* _TASK DESCRIPTION_: Transcribe the listing that follows in full, omitting pictures.

++++++++++++++++++++

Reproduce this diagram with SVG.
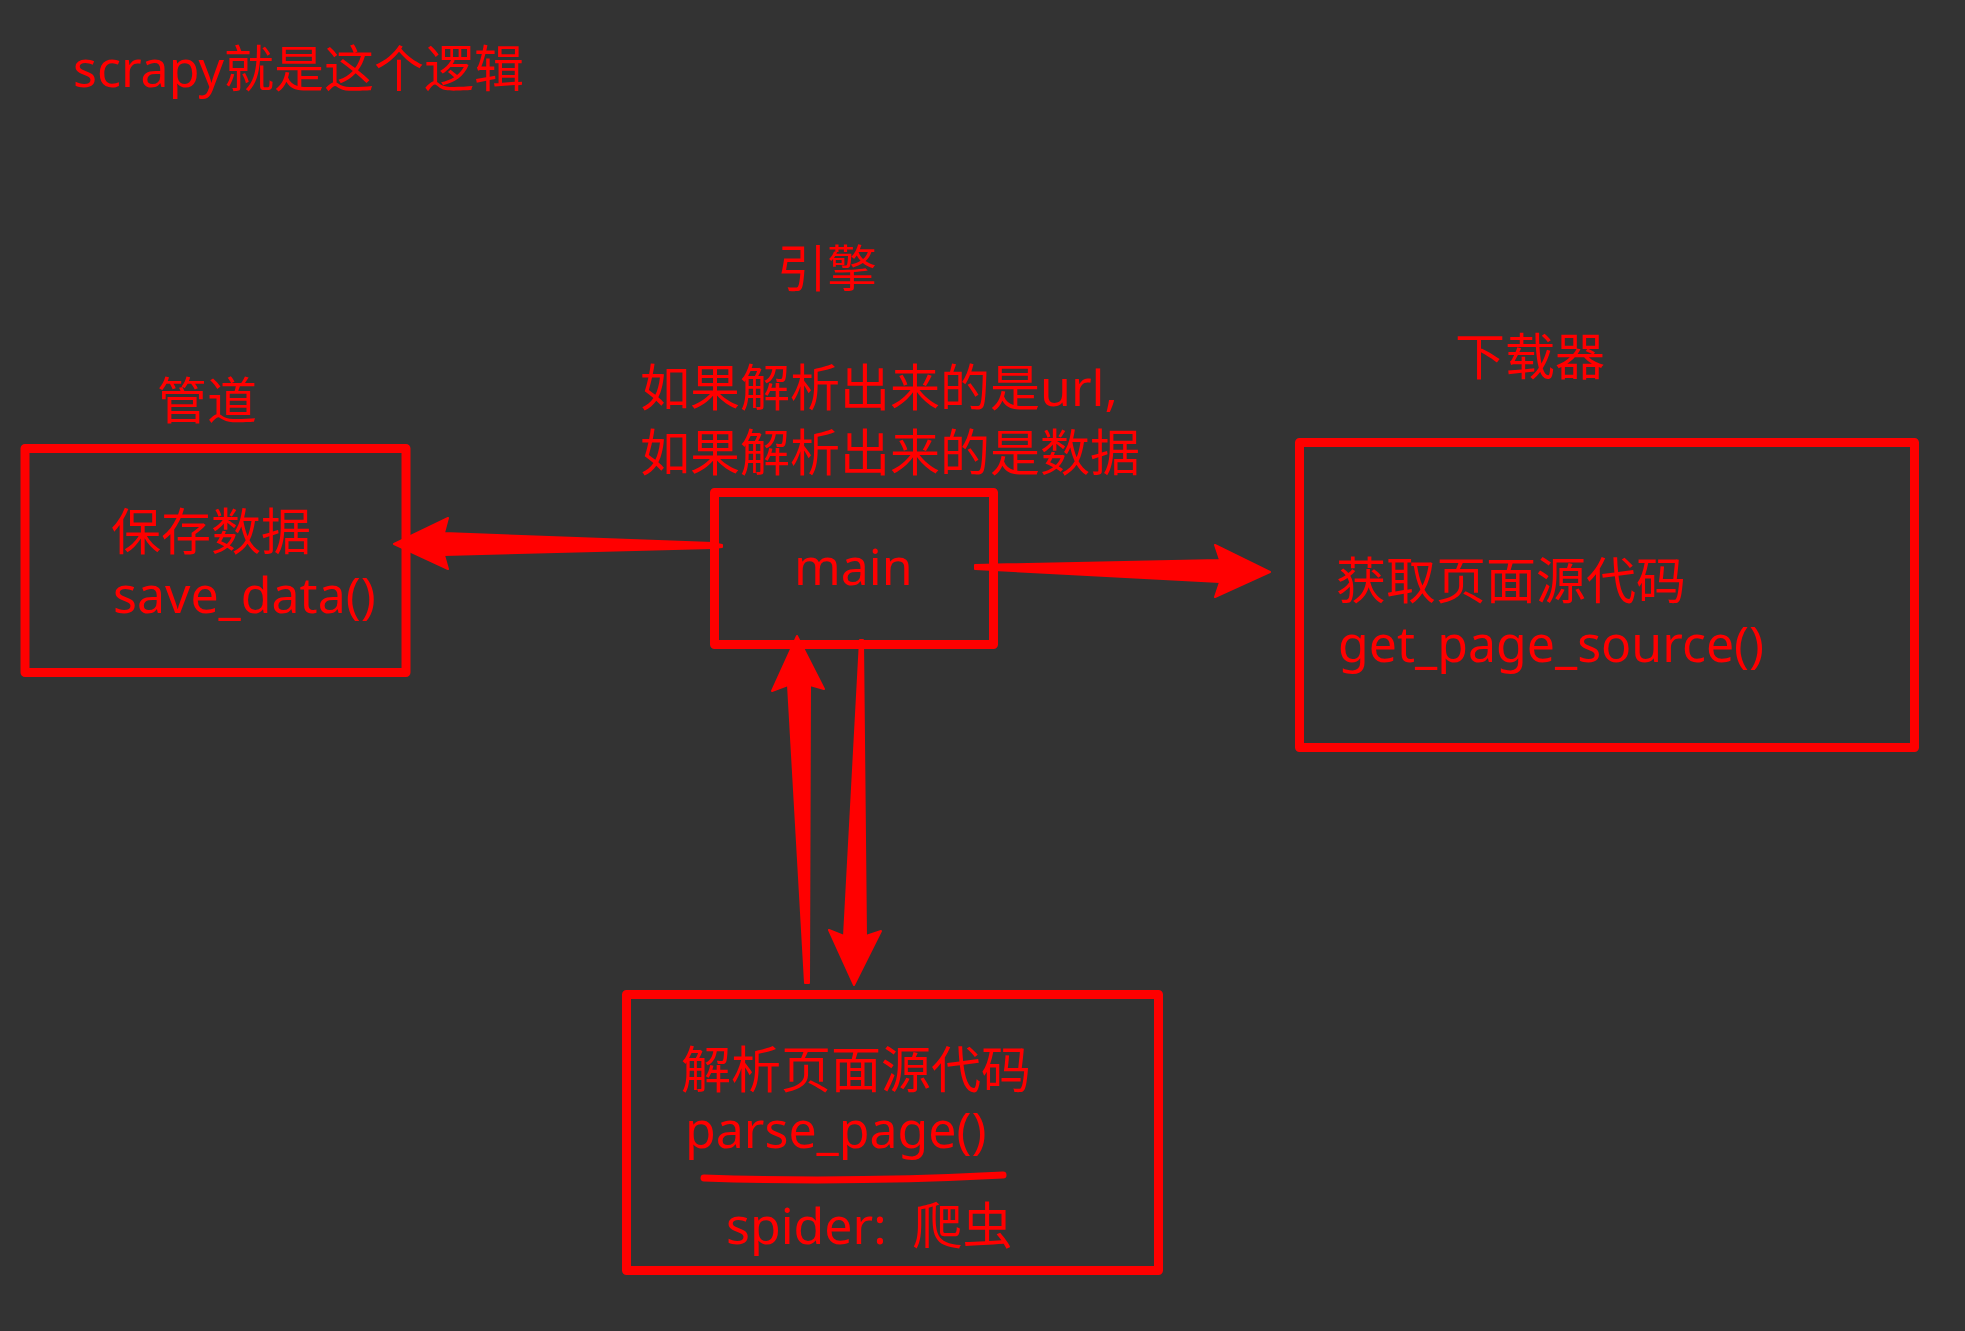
<svg xmlns="http://www.w3.org/2000/svg" width="1965" height="1331" viewBox="0 0 1965 1331">
<style>
.t{font-family:"Noto Sans","Noto Sans CJK SC",sans-serif;font-size:50px;fill:#ff0000}
.box{fill:none;stroke:#ff0000;stroke-width:9;stroke-linejoin:round}
.arr{fill:#ff0000;stroke:#ff0000;stroke-width:2;stroke-linejoin:round}
</style>
<rect width="1965" height="1331" fill="#333333"/>
<text class="t" x="73" y="87">scrapy就是这个逻辑</text>
<text class="t" x="777" y="287">引擎</text>
<g id="pipeline">
<text class="t" x="157" y="419">管道</text>
<rect class="box" x="25" y="448.5" width="381" height="224"/>
<text class="t" x="111" y="550">保存数据</text>
<text class="t" x="113" y="613">save_data()</text>
</g>
<g id="engine">
<text class="t" x="640" y="406">如果解析出来的是url,</text>
<text class="t" x="640" y="471">如果解析出来的是数据</text>
<rect class="box" x="714.5" y="492.5" width="279" height="152"/>
<text class="t" x="794" y="585">main</text>
</g>
<g id="downloader">
<text class="t" x="1455" y="375">下载器</text>
<rect class="box" x="1299.5" y="442.5" width="615" height="305"/>
<text class="t" x="1336" y="599">获取页面源代码</text>
<text class="t" x="1338" y="662">get_page_source()</text>
</g>
<g id="spider">
<rect class="box" x="626.5" y="994.5" width="532" height="276"/>
<text class="t" x="681" y="1088">解析页面源代码</text>
<text class="t" x="685" y="1148">parse_page()</text>
<path d="M704,1178 Q850,1183 1003,1175" fill="none" stroke="#ff0000" stroke-width="7" stroke-linecap="round"/>
<text class="t" x="726" y="1244">spider:&#160;&#160;爬虫</text>
</g>
<g id="connectors">
<polygon class="arr" points="975,565 1220,560 1215,545 1270,572 1215,597 1220,582 975,569"/>
<polygon class="arr" points="722,545 713,543 444,533 448,518 394,544 448,569 444,555 713,548 722,547"/>
<polygon class="arr" points="797,636 824,689 810,685 809,983 805,983 788,685 772,691"/>
<polygon class="arr" points="860,640 863,640 866,936 881,931 854,985 829,930 844,936"/>
</g>
</svg>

++++++++++++++++++++

* _WORKED SOLUTION_:
Reproduce this diagram with SVG.
<svg xmlns="http://www.w3.org/2000/svg" width="1965" height="1331" viewBox="0 0 1965 1331">
<style>
.t{font-family:"Noto Sans","Noto Sans CJK SC",sans-serif;font-size:50px;fill:#ff0000}
.box{fill:none;stroke:#ff0000;stroke-width:9;stroke-linejoin:round}
.arr{fill:#ff0000;stroke:#ff0000;stroke-width:2;stroke-linejoin:round}
</style>
<rect width="1965" height="1331" fill="#333333"/>
<text class="t" x="73" y="87">scrapy就是这个逻辑</text>
<text class="t" x="777" y="287">引擎</text>
<g id="pipeline">
<text class="t" x="157" y="419">管道</text>
<rect class="box" x="25" y="448.5" width="381" height="224"/>
<text class="t" x="111" y="550">保存数据</text>
<text class="t" x="113" y="613">save_data()</text>
</g>
<g id="engine">
<text class="t" x="640" y="406">如果解析出来的是url,</text>
<text class="t" x="640" y="471">如果解析出来的是数据</text>
<rect class="box" x="714.5" y="492.5" width="279" height="152"/>
<text class="t" x="794" y="585">main</text>
</g>
<g id="downloader">
<text class="t" x="1455" y="375">下载器</text>
<rect class="box" x="1299.5" y="442.5" width="615" height="305"/>
<text class="t" x="1336" y="599">获取页面源代码</text>
<text class="t" x="1338" y="662">get_page_source()</text>
</g>
<g id="spider">
<rect class="box" x="626.5" y="994.5" width="532" height="276"/>
<text class="t" x="681" y="1088">解析页面源代码</text>
<text class="t" x="685" y="1148">parse_page()</text>
<path d="M704,1178 Q850,1183 1003,1175" fill="none" stroke="#ff0000" stroke-width="7" stroke-linecap="round"/>
<text class="t" x="726" y="1244">spider:&#160;&#160;爬虫</text>
</g>
<g id="connectors">
<polygon class="arr" points="975,565 1220,560 1215,545 1270,572 1215,597 1220,582 975,569"/>
<polygon class="arr" points="722,545 713,543 444,533 448,518 394,544 448,569 444,555 713,548 722,547"/>
<polygon class="arr" points="797,636 824,689 810,685 809,983 805,983 788,685 772,691"/>
<polygon class="arr" points="860,640 863,640 866,936 881,931 854,985 829,930 844,936"/>
</g>
</svg>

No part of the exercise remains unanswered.